- #1

Marcus95

- 50

- 2

## Homework Statement

A static charge distribution has a radial electric field of magnitude

##E = \alpha \frac{e^{-\lambda r}}{r} ##

where λ and α are positive constants. Calculate the total charge of the distribution.

## Homework Equations

Gauss's law ##Q/\epsilon_0 = \int \vec{E} \cdot d\vec{S}##

##\rho/\epsilon_0 = \nabla \cdot \vec{E} ##

## The Attempt at a Solution

I have tried two ways to go about this problem, without success.
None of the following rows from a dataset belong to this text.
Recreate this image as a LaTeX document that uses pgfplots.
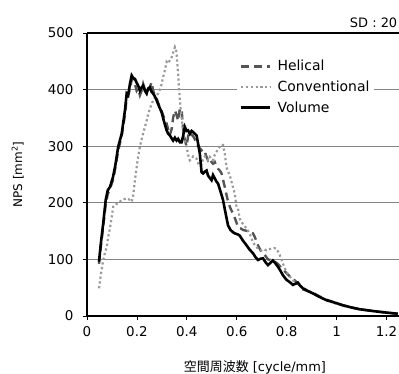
\documentclass[border=0pt]{standalone}
\usepackage{pgfplots}
\pgfplotsset{compat=1.18}
\usepackage{fontspec}
\setmainfont{DejaVu Sans}
\newfontfamily\cjk{Noto Sans CJK JP}
\definecolor{gridgray}{HTML}{858585}
\definecolor{helgray}{HTML}{555555}
\definecolor{convgray}{HTML}{9A9A9A}
\begin{document}
\begin{tikzpicture}
\path[use as bounding box] (-87bp,-58bp) rectangle (312bp,316bp);
\begin{axis}[
  scale only axis, width=312bp, height=283bp,
  xmin=0, xmax=1.25, ymin=0, ymax=500,
  axis lines=left, axis line style={-, black, line width=1.1bp},
  xtick={0,0.2,0.4,0.6,0.8,1,1.2},
  xticklabels={0,0.2,0.4,0.6,0.8,1,1.2},
  ytick={0,100,200,300,400},
  yticklabels={0,100,200,300,400},
  extra y ticks={500}, extra y tick labels={500},
  extra y tick style={grid style={black, line width=1.1bp}},
  ymajorgrids, grid style={gridgray, line width=1.1bp},
  tick align=outside, major tick length=4bp,
  tick style={black, line width=0.8bp},
  ticklabel style={font=\fontsize{13.5}{15}\selectfont},
  xticklabel style={yshift=-3bp},
  yticklabel style={xshift=-6bp},
  ylabel={NPS [mm$^{\mathrm{2}}$]},
  ylabel style={at={(axis description cs:-0.222,0.5)}, anchor=center, font=\fontsize{12}{14}\selectfont},
  xlabel={{\cjk 空間周波数} [cycle/mm]},
  xlabel style={at={(axis description cs:0.5,0)}, anchor=center, yshift=-51bp, xshift=12bp, font=\fontsize{13}{15}\selectfont},
  legend style={at={(axis description cs:0.48,0.918)}, anchor=north west, draw=none, fill=white,
    font=\fontsize{14}{16}\selectfont, row sep=4.5bp, inner xsep=3bp, inner ysep=2bp,
    /tikz/every odd column/.append style={column sep=4bp}},
  legend cell align=left,
  legend image code/.code={\draw[#1] (0bp,0bp) -- (29bp,0bp);},
  clip mode=individual,
]
\addplot[helgray, line width=2.4bp, dash pattern=on 8bp off 5bp] coordinates {
(0.048,92)(0.056,125)(0.065,158)(0.075,198)(0.083,215)(0.092,225)(0.104,240)(0.113,260)
(0.125,292)(0.139,318)(0.152,355)(0.159,385)(0.165,392)(0.172,400)(0.179,418)(0.186,416)
(0.192,410)(0.199,398)(0.205,402)(0.212,390)(0.219,398)(0.225,410)(0.232,400)(0.239,395)
(0.245,398)(0.252,405)(0.259,413)(0.265,398)(0.272,390)(0.279,384)(0.289,372)(0.299,362)
(0.309,350)(0.319,340)(0.325,330)(0.332,320)(0.339,330)(0.345,350)(0.352,363)(0.359,355)
(0.365,345)(0.372,366)(0.379,366)(0.385,330)(0.392,310)(0.399,300)(0.405,318)(0.412,325)
(0.419,320)(0.425,318)(0.432,312)(0.439,305)(0.445,300)(0.452,296)(0.459,293)(0.465,288)
(0.472,290)(0.479,281)(0.485,275)(0.492,278)(0.499,272)(0.505,269)(0.512,272)(0.518,265)
(0.525,260)(0.532,257)(0.539,252)(0.552,228)(0.565,202)(0.575,190)(0.585,181)(0.595,170)
(0.605,157)(0.615,155)(0.625,152)(0.645,150)(0.665,146)(0.672,140)(0.685,125)(0.699,113)
(0.712,108)(0.725,100)(0.745,98)(0.765,92)(0.785,82)(0.799,76)(0.812,70)(0.825,65)
(0.832,63)(0.845,58)(0.865,47)(0.885,44)(0.905,41)(0.93,35)(0.959,29)(0.99,24)
(1.025,19)(1.06,15)(1.092,12)(1.125,10)(1.159,8)(1.2,6)(1.245,4)
};
\addlegendentry{Helical}
\addplot[convgray, line width=2.2bp, dash pattern=on 2.2bp off 2.6bp] coordinates {
(0.048,49)(0.056,75)(0.065,99)(0.072,112)(0.079,122)(0.085,140)(0.092,155)(0.099,175)
(0.105,193)(0.112,197)(0.125,199)(0.139,205)(0.159,208)(0.172,205)(0.179,202)(0.185,213)
(0.192,240)(0.199,263)(0.205,282)(0.212,299)(0.222,318)(0.232,334)(0.239,345)(0.245,357)
(0.255,370)(0.265,381)(0.275,388)(0.285,393)(0.292,400)(0.299,410)(0.305,422)(0.312,434)
(0.319,449)(0.325,446)(0.332,452)(0.339,457)(0.345,465)(0.352,475)(0.358,468)(0.365,428)
(0.372,381)(0.379,350)(0.385,328)(0.392,310)(0.399,299)(0.405,285)(0.412,275)(0.419,278)
(0.425,282)(0.432,280)(0.439,278)(0.445,270)(0.452,265)(0.459,268)(0.465,278)(0.472,282)
(0.479,281)(0.485,275)(0.492,281)(0.505,275)(0.512,285)(0.519,290)(0.525,295)(0.532,299)
(0.539,303)(0.545,302)(0.552,287)(0.559,263)(0.565,255)(0.572,249)(0.582,232)(0.592,216)
(0.599,193)(0.605,190)(0.612,172)(0.619,166)(0.629,160)(0.639,155)(0.652,145)(0.665,130)
(0.675,124)(0.685,119)(0.699,116)(0.709,118)(0.719,116)(0.729,118)(0.739,119)(0.749,120)
(0.759,119)(0.765,114)(0.772,108)(0.779,100)(0.789,88)(0.799,78)(0.812,70)(0.825,63)
(0.845,56)(0.865,50)(0.885,45)(0.905,40)(0.93,34)(0.959,28)(0.99,23)(1.025,18)
(1.06,15)(1.092,12)(1.125,10)(1.159,8)(1.2,6)(1.245,4)
};
\addlegendentry{Conventional}
\addplot[black, line width=2.6bp] coordinates {
(0.048,96)(0.056,130)(0.065,164)(0.075,205)(0.083,222)(0.092,228)(0.104,245)(0.113,265)
(0.125,299)(0.139,322)(0.152,363)(0.159,393)(0.165,390)(0.172,410)(0.179,425)(0.186,420)
(0.192,419)(0.199,412)(0.205,407)(0.212,398)(0.219,404)(0.225,407)(0.232,398)(0.239,393)
(0.245,402)(0.252,404)(0.259,396)(0.265,393)(0.272,388)(0.279,381)(0.289,370)(0.299,360)
(0.309,343)(0.319,328)(0.325,322)(0.332,319)(0.339,314)(0.345,310)(0.352,315)(0.359,310)
(0.365,313)(0.372,307)(0.379,307)(0.385,318)(0.392,334)(0.399,327)(0.405,328)(0.412,322)
(0.419,327)(0.425,325)(0.432,322)(0.439,319)(0.445,305)(0.452,287)(0.459,254)(0.465,252)
(0.472,255)(0.479,257)(0.485,248)(0.492,244)(0.499,240)(0.505,249)(0.512,243)(0.518,238)
(0.525,234)(0.535,220)(0.545,205)(0.555,182)(0.565,160)(0.575,152)(0.585,148)(0.592,146)
(0.605,144)(0.612,142)(0.625,133)(0.639,125)(0.652,117)(0.665,111)(0.675,104)(0.685,99)
(0.695,101)(0.705,102)(0.715,95)(0.725,90)(0.735,94)(0.745,98)(0.755,93)(0.765,87)
(0.775,80)(0.785,72)(0.799,64)(0.812,60)(0.825,55)(0.835,57)(0.845,59)(0.855,53)
(0.865,49)(0.885,44)(0.905,40)(0.93,34)(0.959,28)(0.99,24)(1.025,19)(1.06,15)
(1.092,12)(1.125,10)(1.159,8)(1.2,6)(1.245,4)
};
\addlegendentry{Volume}
\node[anchor=south east, font=\fontsize{13}{15}\selectfont, inner sep=0pt] at (axis description cs:0.995,1) [yshift=5bp] {SD : 20};
\end{axis}
\end{tikzpicture}
\end{document}
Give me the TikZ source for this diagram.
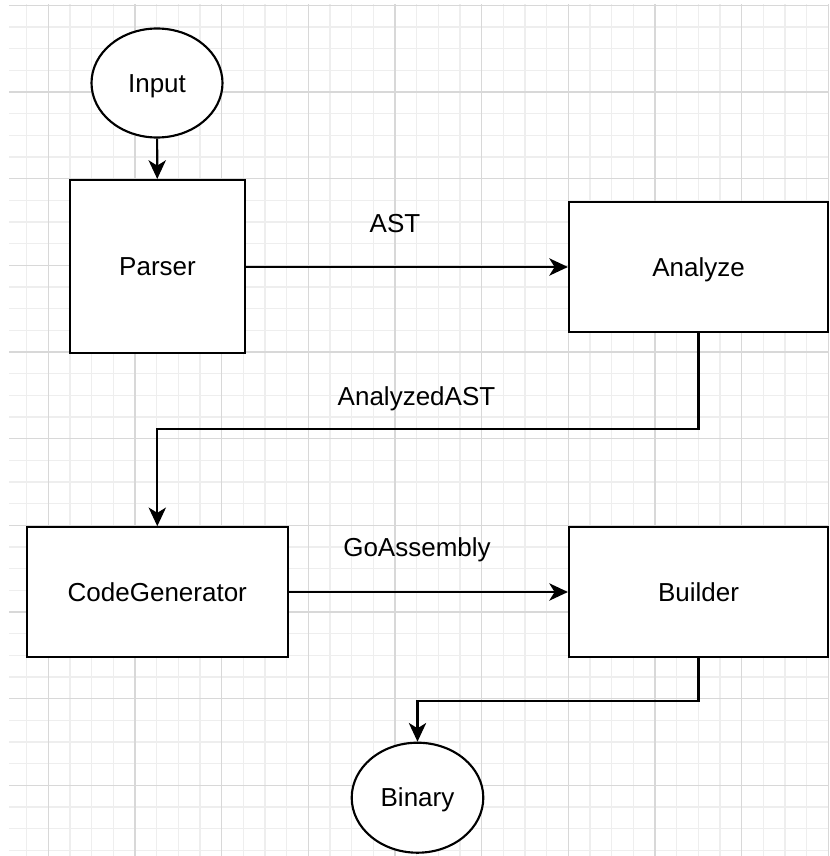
\documentclass[tikz,border=0pt]{standalone}
\usepackage{fontspec}
\setmainfont{Liberation Sans}
\usetikzlibrary{shapes.geometric,arrows.meta}
\definecolor{gridminor}{HTML}{EEEEEE}
\definecolor{gridmajor}{HTML}{D8D8D8}
\tikzset{
  px/.style={x=0.75pt,y=-0.75pt},
  box/.style={draw=black,line width=1.6pt,fill=white,rectangle,inner sep=0pt,
    font=\fontsize{19.5}{23}\selectfont,text height=13.6pt,text depth=0pt},
  oval/.style={draw=black,line width=1.6pt,fill=white,ellipse,inner sep=0pt,
    font=\fontsize{19.5}{23}\selectfont,text height=13.6pt,text depth=0pt},
  lbl/.style={font=\fontsize{19.5}{23}\selectfont,inner sep=0pt,anchor=base},
  arr/.style={draw=black,line width=1.6pt,-{Stealth[length=14pt,width=13pt,inset=4pt]}},
  minorline/.style={draw=gridminor,line width=1pt},
  majorline/.style={draw=gridmajor,line width=1pt},
}
\begin{document}
\begin{tikzpicture}[px]
\useasboundingbox (0,0) rectangle (829,856);
\fill[white] (0,0) rectangle (829,856);
% grid
\begin{scope}
\clip (9,5) rectangle (829,856);
\foreach \k in {-1,...,36} {
  \draw[minorline] ({48.33+21.667*\k},0) -- ({48.33+21.667*\k},856);
}
\foreach \k in {0,...,39} {
  \draw[minorline] (0,{5.33+21.667*\k}) -- (829,{5.33+21.667*\k});
}
\foreach \k in {0,...,9} {
  \draw[majorline] ({48.33+86.667*\k},0) -- ({48.33+86.667*\k},856);
  \draw[majorline] (0,{5.33+86.667*\k}) -- (829,{5.33+86.667*\k});
}
\end{scope}
% nodes
\node[oval,minimum width=98.25pt,minimum height=81.75pt] (input) at (157,83) {Input};
\node[box,minimum width=131.25pt,minimum height=129.75pt] (parser) at (157.5,266.5) {Parser};
\node[box,minimum width=194.25pt,minimum height=97.5pt] (analyze) at (698.5,267) {Analyze};
\node[box,minimum width=195.75pt,minimum height=97.1pt] (codegen) at (157.3,592) {CodeGenerator};
\node[box,minimum width=194.25pt,minimum height=97.1pt] (builder) at (698.5,592) {Builder};
\node[oval,minimum width=98.7pt,minimum height=82.5pt] (binary) at (417.5,797.7) {Binary};
% labels
\node[lbl] (astlbl) at (395,232.7) {AST};
\node[lbl] (analyzedlbl) at (416.5,405) {AnalyzedAST};
\node[lbl] (golbl) at (417,556.5) {GoAssembly};
% bends
\coordinate (bend1) at (157.3,429.3);
\coordinate (bend2) at (417.5,700.7);
% connectors
\draw[arr] (input) -- (parser);
\draw[arr] (parser.east |- analyze.west) -- (analyze.west);
\draw[arr] (analyze.south) |- (bend1) -- (codegen.north);
\draw[arr] (codegen) -- (builder);
\draw[arr] (builder.south) |- (bend2) -- (binary.north);
\end{tikzpicture}
\end{document}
First I tried using Gauss's law, placing a Gaussian sphere of radius a on the distribution:

##Q/\epsilon_0 = \int \vec{E} \cdot d\vec{S} = 4\pi\alpha (ae^{-\lambda a}) ##

We should now find the total charge by letting ## a \rightarrow \infty ##, but ##\lim_{a \rightarrow \infty} ae^{-\lambda a} = 0##, giving ##Q = 0## which i thought cannot be right.*

My second method involved finding the charge distribution

##\rho/\epsilon_0 = \nabla \cdot \vec{E} = \alpha \frac{e^{-\lambda r}(1-\lambda r)}{r^2} ## but this gives an integral which is divergent!

*I have done some further thinking and realized that ##Q_{tot} = 0## might be the answer, because the charge density changes sign at ##r = 1/\lambda## so the total net charge could as well be zero.

However, how is it possible that the volume integral of #\rho# is divergent then? Or is it not?